Outside the Bubble: The Chocolate Bar (on the Partner’s Club Credit Card!)

Truffles. Crepes. Croissants. Cookies, cakes, candies. Whoopie pies. Cheesecake. Cupcakes. Even cotton candy. No, this is not a list of items that will put you into a diabetic coma – well, I mean to say that’s not the point. This syrupy catalog barely scratches the surface of the menu served at the Langham Hotel’s famed Chocolate Bar. I spent last Saturday in a prissy dress with my pinkies pointed high while sipping coffee from a porcelain china cup and tasting a bevy of delectable chocolate treats. All this grandeur is due to the efforts of the fearless social coordinators of the Partners Club (thanks, Charity Feeney!) who generously subsidized this event and reminded us why love being partners. People, it’s time to migrate beyond Cambridge. Because there is chocolate out there.

A modern day Willie Wonka’s Factory, the Langham Hotel dresses up its Saturday buffet with an absurd amount of cocoa and a healthy supply of never-ending coffee. The mainstays of the menu include the aforementioned crepe station and a chocolate fountain flanked with a variety of fruit. Note: the fruit is key. It’s really the only redeeming “healthy factor” about this sugar-smitten whirlwind. When your annoyingly-fitter-than-you friend asks about this meal, you can just smile sweetly and say, “I stuck to the fruit station”, when in fact, that is a lie. Because I haven’t told you about the crepes yet.

The crepe station is stocked with chips and popcorn so that you can munch while awaiting your French treat as it is cooked to order. This is an important opportunity, as your palate needs a salty cleansing before you dive into the chocolatey sea of wonder once again. You are first served a harrowing choice between the vanilla or chocolate crepe batter. I went with vanilla. Twice. Then you choose your filling, which could be fresh berries or bananas with peanut butter. I went with berries, because the healthy gal inside my heart was trying to maintain her dignity. Then the fantastic cook finishes your dessert on the skillet with a choice of Captain Morgan, Grand Marnier or Domaine de Canton, which is an intoxicating elixir of ginger-lemon liquor. That pretty much adds the “I could never achieve these results in my own kitchen” factor.

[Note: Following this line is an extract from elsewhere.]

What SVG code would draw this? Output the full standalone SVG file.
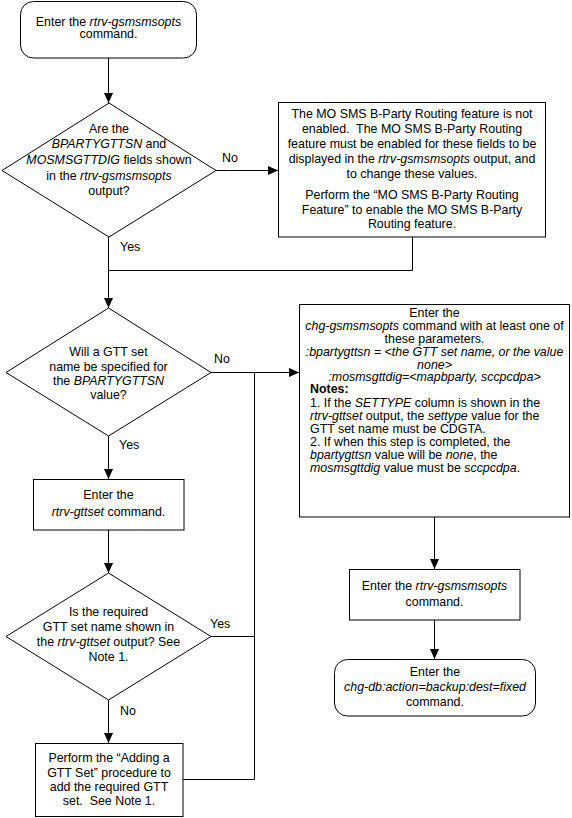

Are you hungry yet? I haven’t even told you about the four stations varying in chocolate intensity, ranging from white to milk to dark to espresso flavors. This is where the truly intricate work is flaunted. Teeny, tiny delicate details showcase the mad artistry of these genius chefs. I had never seen such a display of cocoa swirls, coils, tendrils and flourishes; I had to keep reminding myself that I wasn’t in a museum and I could eat the display. That thought was kind of liberating.

The experience was overwhelming. The company was lovely and the atmosphere impeccably posh. While I LOVED the Chocolate Bar, I don’t know if I could ever approach it again. The sheer shock of such an event (ahem – adventure) couldn’t be reproduced and I fear that my blood sugar couldn’t practically process round 2 with the same level of forgiveness. However, I recommend this to anyone strong of heart and stronger of metabolism. May the enzymes (that break down chocolate and turn it into gleeful energy) be with you.